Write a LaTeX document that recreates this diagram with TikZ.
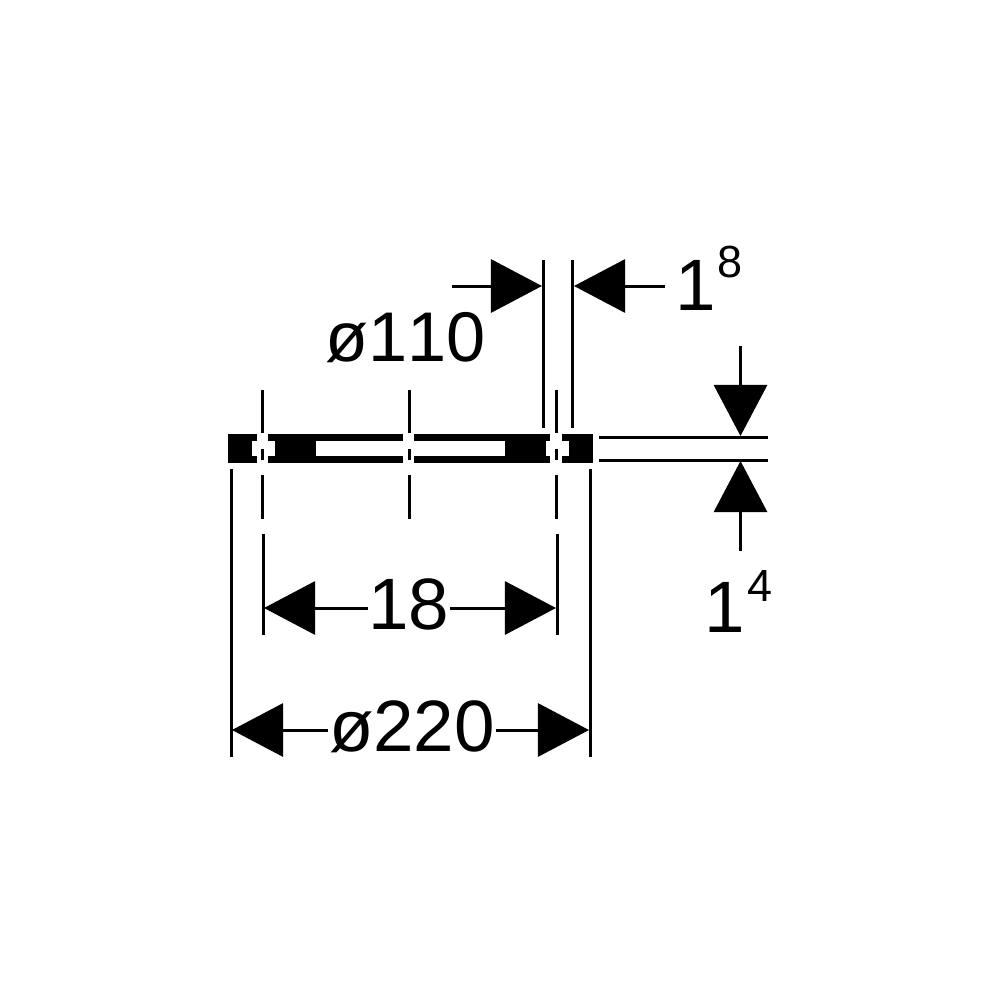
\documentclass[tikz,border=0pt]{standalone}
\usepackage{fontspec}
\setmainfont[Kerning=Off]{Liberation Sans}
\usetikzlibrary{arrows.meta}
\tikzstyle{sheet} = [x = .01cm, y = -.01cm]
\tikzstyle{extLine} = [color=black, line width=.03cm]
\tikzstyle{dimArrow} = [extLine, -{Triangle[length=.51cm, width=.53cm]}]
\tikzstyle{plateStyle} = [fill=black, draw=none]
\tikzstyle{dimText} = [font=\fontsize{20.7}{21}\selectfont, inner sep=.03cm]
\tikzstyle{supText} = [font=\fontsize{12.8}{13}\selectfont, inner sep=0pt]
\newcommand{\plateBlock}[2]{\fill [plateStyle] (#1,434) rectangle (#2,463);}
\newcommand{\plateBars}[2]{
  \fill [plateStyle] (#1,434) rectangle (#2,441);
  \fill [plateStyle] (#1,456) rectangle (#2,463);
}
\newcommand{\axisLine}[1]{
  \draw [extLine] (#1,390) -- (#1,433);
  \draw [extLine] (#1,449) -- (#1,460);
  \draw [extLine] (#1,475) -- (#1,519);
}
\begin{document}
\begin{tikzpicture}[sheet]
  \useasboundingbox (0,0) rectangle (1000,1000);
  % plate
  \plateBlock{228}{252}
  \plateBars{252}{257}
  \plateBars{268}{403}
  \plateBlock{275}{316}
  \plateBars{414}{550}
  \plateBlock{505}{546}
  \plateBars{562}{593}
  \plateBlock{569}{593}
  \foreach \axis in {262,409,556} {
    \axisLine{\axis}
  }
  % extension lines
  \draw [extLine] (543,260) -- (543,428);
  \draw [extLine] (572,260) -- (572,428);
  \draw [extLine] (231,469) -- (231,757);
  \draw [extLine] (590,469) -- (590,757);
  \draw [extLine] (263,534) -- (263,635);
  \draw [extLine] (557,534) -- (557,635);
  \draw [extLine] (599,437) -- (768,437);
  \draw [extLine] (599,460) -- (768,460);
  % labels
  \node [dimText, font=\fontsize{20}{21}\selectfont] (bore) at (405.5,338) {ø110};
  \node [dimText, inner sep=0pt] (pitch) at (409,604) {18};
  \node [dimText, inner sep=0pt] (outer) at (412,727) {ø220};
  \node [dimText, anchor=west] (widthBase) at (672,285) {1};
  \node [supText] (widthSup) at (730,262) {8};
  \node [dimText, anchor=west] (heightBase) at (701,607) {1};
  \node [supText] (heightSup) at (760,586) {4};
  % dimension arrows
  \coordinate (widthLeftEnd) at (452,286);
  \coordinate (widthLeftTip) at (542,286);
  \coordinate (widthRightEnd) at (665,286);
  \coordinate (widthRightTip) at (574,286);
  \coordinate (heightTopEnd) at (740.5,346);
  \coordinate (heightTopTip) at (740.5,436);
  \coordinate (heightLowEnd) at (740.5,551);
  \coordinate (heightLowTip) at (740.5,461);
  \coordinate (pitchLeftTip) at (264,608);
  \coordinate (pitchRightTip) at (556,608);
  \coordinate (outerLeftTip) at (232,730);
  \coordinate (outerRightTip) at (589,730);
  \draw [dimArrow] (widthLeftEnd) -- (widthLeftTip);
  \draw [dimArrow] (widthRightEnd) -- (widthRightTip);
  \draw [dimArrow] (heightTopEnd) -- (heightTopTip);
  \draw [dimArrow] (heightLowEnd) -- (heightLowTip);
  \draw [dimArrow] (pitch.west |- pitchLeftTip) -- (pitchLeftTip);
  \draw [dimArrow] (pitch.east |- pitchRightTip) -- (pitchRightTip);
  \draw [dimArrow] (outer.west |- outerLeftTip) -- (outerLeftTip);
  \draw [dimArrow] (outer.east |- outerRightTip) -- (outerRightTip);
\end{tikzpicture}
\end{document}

▸ **Goal**: Return the listing above unchanged, apart from dropping its pictures.

▸ **Response to this task**:
Write a LaTeX document that recreates this diagram with TikZ.
\documentclass[tikz,border=0pt]{standalone}
\usepackage{fontspec}
\setmainfont[Kerning=Off]{Liberation Sans}
\usetikzlibrary{arrows.meta}
\tikzstyle{sheet} = [x = .01cm, y = -.01cm]
\tikzstyle{extLine} = [color=black, line width=.03cm]
\tikzstyle{dimArrow} = [extLine, -{Triangle[length=.51cm, width=.53cm]}]
\tikzstyle{plateStyle} = [fill=black, draw=none]
\tikzstyle{dimText} = [font=\fontsize{20.7}{21}\selectfont, inner sep=.03cm]
\tikzstyle{supText} = [font=\fontsize{12.8}{13}\selectfont, inner sep=0pt]
\newcommand{\plateBlock}[2]{\fill [plateStyle] (#1,434) rectangle (#2,463);}
\newcommand{\plateBars}[2]{
  \fill [plateStyle] (#1,434) rectangle (#2,441);
  \fill [plateStyle] (#1,456) rectangle (#2,463);
}
\newcommand{\axisLine}[1]{
  \draw [extLine] (#1,390) -- (#1,433);
  \draw [extLine] (#1,449) -- (#1,460);
  \draw [extLine] (#1,475) -- (#1,519);
}
\begin{document}
\begin{tikzpicture}[sheet]
  \useasboundingbox (0,0) rectangle (1000,1000);
  % plate
  \plateBlock{228}{252}
  \plateBars{252}{257}
  \plateBars{268}{403}
  \plateBlock{275}{316}
  \plateBars{414}{550}
  \plateBlock{505}{546}
  \plateBars{562}{593}
  \plateBlock{569}{593}
  \foreach \axis in {262,409,556} {
    \axisLine{\axis}
  }
  % extension lines
  \draw [extLine] (543,260) -- (543,428);
  \draw [extLine] (572,260) -- (572,428);
  \draw [extLine] (231,469) -- (231,757);
  \draw [extLine] (590,469) -- (590,757);
  \draw [extLine] (263,534) -- (263,635);
  \draw [extLine] (557,534) -- (557,635);
  \draw [extLine] (599,437) -- (768,437);
  \draw [extLine] (599,460) -- (768,460);
  % labels
  \node [dimText, font=\fontsize{20}{21}\selectfont] (bore) at (405.5,338) {ø110};
  \node [dimText, inner sep=0pt] (pitch) at (409,604) {18};
  \node [dimText, inner sep=0pt] (outer) at (412,727) {ø220};
  \node [dimText, anchor=west] (widthBase) at (672,285) {1};
  \node [supText] (widthSup) at (730,262) {8};
  \node [dimText, anchor=west] (heightBase) at (701,607) {1};
  \node [supText] (heightSup) at (760,586) {4};
  % dimension arrows
  \coordinate (widthLeftEnd) at (452,286);
  \coordinate (widthLeftTip) at (542,286);
  \coordinate (widthRightEnd) at (665,286);
  \coordinate (widthRightTip) at (574,286);
  \coordinate (heightTopEnd) at (740.5,346);
  \coordinate (heightTopTip) at (740.5,436);
  \coordinate (heightLowEnd) at (740.5,551);
  \coordinate (heightLowTip) at (740.5,461);
  \coordinate (pitchLeftTip) at (264,608);
  \coordinate (pitchRightTip) at (556,608);
  \coordinate (outerLeftTip) at (232,730);
  \coordinate (outerRightTip) at (589,730);
  \draw [dimArrow] (widthLeftEnd) -- (widthLeftTip);
  \draw [dimArrow] (widthRightEnd) -- (widthRightTip);
  \draw [dimArrow] (heightTopEnd) -- (heightTopTip);
  \draw [dimArrow] (heightLowEnd) -- (heightLowTip);
  \draw [dimArrow] (pitch.west |- pitchLeftTip) -- (pitchLeftTip);
  \draw [dimArrow] (pitch.east |- pitchRightTip) -- (pitchRightTip);
  \draw [dimArrow] (outer.west |- outerLeftTip) -- (outerLeftTip);
  \draw [dimArrow] (outer.east |- outerRightTip) -- (outerRightTip);
\end{tikzpicture}
\end{document}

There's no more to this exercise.